**EXERCISE:** Your task is to copy the listing exactly, with the pictures left out.
——
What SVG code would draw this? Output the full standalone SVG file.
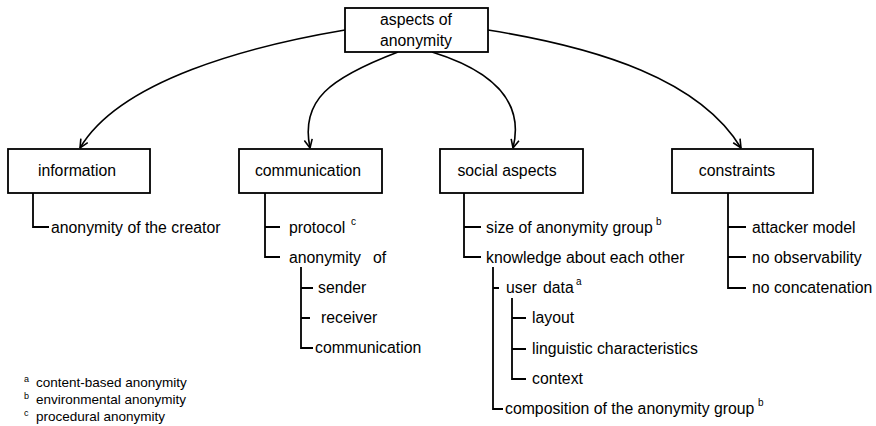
<svg xmlns="http://www.w3.org/2000/svg" width="876" height="426" viewBox="0 0 876 426">
<defs>
<style>
text{font-family:"Liberation Sans",Arial,sans-serif;fill:#000}
.t{font-size:15.8px}
.c{text-anchor:middle}
.s{font-size:10px}
.f{font-size:13.5px}
.fs{font-size:9px}
.box{fill:#fff;stroke:#000;stroke-width:1.8}
.ln{fill:none;stroke:#000;stroke-width:1.8}
.cv{fill:none;stroke:#000;stroke-width:1.6;marker-end:url(#arr)}
</style>
<marker id="arr" viewBox="0 0 10 10" refX="9.5" refY="5" markerWidth="10" markerHeight="10" markerUnits="userSpaceOnUse" orient="auto">
<path d="M1,1 L9.5,5 L1,9" fill="none" stroke="#000" stroke-width="1.6"/>
</marker>
</defs>
<rect width="876" height="426" fill="#fff"/>
<g id="connectors">
<path class="cv" d="M345,30 C250,46 120,80 80,148"/>
<path class="cv" d="M398,52 C330,78 300,100 310,148"/>
<path class="cv" d="M432,52 C490,70 525,100 513,148"/>
<path class="cv" d="M488,30 C600,48 700,80 741,148"/>
<path class="ln" d="M33,193 V227 H49"/>
<path class="ln" d="M265,193 V257 H280 M265,227 H280"/>
<path class="ln" d="M301,267 V348 H313 M301,288 H313 M301,318 H310"/>
<path class="ln" d="M464,193 V257 H481 M464,227 H481"/>
<path class="ln" d="M493,267 V409 H503 M493,288 H499"/>
<path class="ln" d="M512,298 V379 H526 M512,318 H526 M512,349 H526"/>
<path class="ln" d="M728,193 V288 H746 M728,227 H746 M728,257 H746"/>
</g>
<g id="root">
<rect class="box" x="345" y="8" width="143" height="44"/>
<text class="t c" x="416" y="25">aspects of</text>
<text class="t c" x="416" y="46">anonymity</text>
</g>
<g id="information">
<rect class="box" x="8" y="149" width="142" height="44"/>
<text class="t c" x="77" y="176">information</text>
</g>
<g id="communication">
<rect class="box" x="239" y="149" width="143" height="44"/>
<text class="t c" x="308" y="176">communication</text>
</g>
<g id="social">
<rect class="box" x="440" y="149" width="143" height="44"/>
<text class="t c" x="507" y="176">social aspects</text>
</g>
<g id="constraints">
<rect class="box" x="672" y="149" width="141" height="44"/>
<text class="t c" x="737" y="176">constraints</text>
</g>
<g id="info-items">
<text class="t" x="51" y="233">anonymity of the creator</text>
</g>
<g id="comm-items">
<text class="t" x="289" y="233">protocol</text>
<text class="s" x="351" y="225">c</text>
<text class="t" x="289" y="263">anonymity</text>
<text class="t" x="373" y="263">of</text>
<text class="t" x="318" y="293">sender</text>
<text class="t" x="321" y="323">receiver</text>
<text class="t" x="315" y="353">communication</text>
</g>
<g id="social-items">
<text class="t" x="486" y="233">size of anonymity group</text>
<text class="s" x="656" y="225">b</text>
<text class="t" x="486" y="263">knowledge about each other</text>
<text class="t" x="506" y="293">user</text>
<text class="t" x="543" y="293">data</text>
<text class="s" x="576" y="285">a</text>
<text class="t" x="532" y="323">layout</text>
<text class="t" x="532" y="354">linguistic characteristics</text>
<text class="t" x="532" y="384">context</text>
<text class="t" x="505" y="414">composition of the anonymity group</text>
<text class="s" x="758" y="406">b</text>
</g>
<g id="constraint-items">
<text class="t" x="752" y="233">attacker model</text>
<text class="t" x="752" y="263">no observability</text>
<text class="t" x="752" y="293">no concatenation</text>
</g>
<g id="footnotes">
<text class="fs" x="24" y="382">a</text>
<text class="f" x="36" y="387">content-based anonymity</text>
<text class="fs" x="24" y="399">b</text>
<text class="f" x="36" y="404">environmental anonymity</text>
<text class="fs" x="24" y="416">c</text>
<text class="f" x="36" y="421">procedural anonymity</text>
</g>
</svg>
——
**COMPLETE RESPONSE:**
What SVG code would draw this? Output the full standalone SVG file.
<svg xmlns="http://www.w3.org/2000/svg" width="876" height="426" viewBox="0 0 876 426">
<defs>
<style>
text{font-family:"Liberation Sans",Arial,sans-serif;fill:#000}
.t{font-size:15.8px}
.c{text-anchor:middle}
.s{font-size:10px}
.f{font-size:13.5px}
.fs{font-size:9px}
.box{fill:#fff;stroke:#000;stroke-width:1.8}
.ln{fill:none;stroke:#000;stroke-width:1.8}
.cv{fill:none;stroke:#000;stroke-width:1.6;marker-end:url(#arr)}
</style>
<marker id="arr" viewBox="0 0 10 10" refX="9.5" refY="5" markerWidth="10" markerHeight="10" markerUnits="userSpaceOnUse" orient="auto">
<path d="M1,1 L9.5,5 L1,9" fill="none" stroke="#000" stroke-width="1.6"/>
</marker>
</defs>
<rect width="876" height="426" fill="#fff"/>
<g id="connectors">
<path class="cv" d="M345,30 C250,46 120,80 80,148"/>
<path class="cv" d="M398,52 C330,78 300,100 310,148"/>
<path class="cv" d="M432,52 C490,70 525,100 513,148"/>
<path class="cv" d="M488,30 C600,48 700,80 741,148"/>
<path class="ln" d="M33,193 V227 H49"/>
<path class="ln" d="M265,193 V257 H280 M265,227 H280"/>
<path class="ln" d="M301,267 V348 H313 M301,288 H313 M301,318 H310"/>
<path class="ln" d="M464,193 V257 H481 M464,227 H481"/>
<path class="ln" d="M493,267 V409 H503 M493,288 H499"/>
<path class="ln" d="M512,298 V379 H526 M512,318 H526 M512,349 H526"/>
<path class="ln" d="M728,193 V288 H746 M728,227 H746 M728,257 H746"/>
</g>
<g id="root">
<rect class="box" x="345" y="8" width="143" height="44"/>
<text class="t c" x="416" y="25">aspects of</text>
<text class="t c" x="416" y="46">anonymity</text>
</g>
<g id="information">
<rect class="box" x="8" y="149" width="142" height="44"/>
<text class="t c" x="77" y="176">information</text>
</g>
<g id="communication">
<rect class="box" x="239" y="149" width="143" height="44"/>
<text class="t c" x="308" y="176">communication</text>
</g>
<g id="social">
<rect class="box" x="440" y="149" width="143" height="44"/>
<text class="t c" x="507" y="176">social aspects</text>
</g>
<g id="constraints">
<rect class="box" x="672" y="149" width="141" height="44"/>
<text class="t c" x="737" y="176">constraints</text>
</g>
<g id="info-items">
<text class="t" x="51" y="233">anonymity of the creator</text>
</g>
<g id="comm-items">
<text class="t" x="289" y="233">protocol</text>
<text class="s" x="351" y="225">c</text>
<text class="t" x="289" y="263">anonymity</text>
<text class="t" x="373" y="263">of</text>
<text class="t" x="318" y="293">sender</text>
<text class="t" x="321" y="323">receiver</text>
<text class="t" x="315" y="353">communication</text>
</g>
<g id="social-items">
<text class="t" x="486" y="233">size of anonymity group</text>
<text class="s" x="656" y="225">b</text>
<text class="t" x="486" y="263">knowledge about each other</text>
<text class="t" x="506" y="293">user</text>
<text class="t" x="543" y="293">data</text>
<text class="s" x="576" y="285">a</text>
<text class="t" x="532" y="323">layout</text>
<text class="t" x="532" y="354">linguistic characteristics</text>
<text class="t" x="532" y="384">context</text>
<text class="t" x="505" y="414">composition of the anonymity group</text>
<text class="s" x="758" y="406">b</text>
</g>
<g id="constraint-items">
<text class="t" x="752" y="233">attacker model</text>
<text class="t" x="752" y="263">no observability</text>
<text class="t" x="752" y="293">no concatenation</text>
</g>
<g id="footnotes">
<text class="fs" x="24" y="382">a</text>
<text class="f" x="36" y="387">content-based anonymity</text>
<text class="fs" x="24" y="399">b</text>
<text class="f" x="36" y="404">environmental anonymity</text>
<text class="fs" x="24" y="416">c</text>
<text class="f" x="36" y="421">procedural anonymity</text>
</g>
</svg>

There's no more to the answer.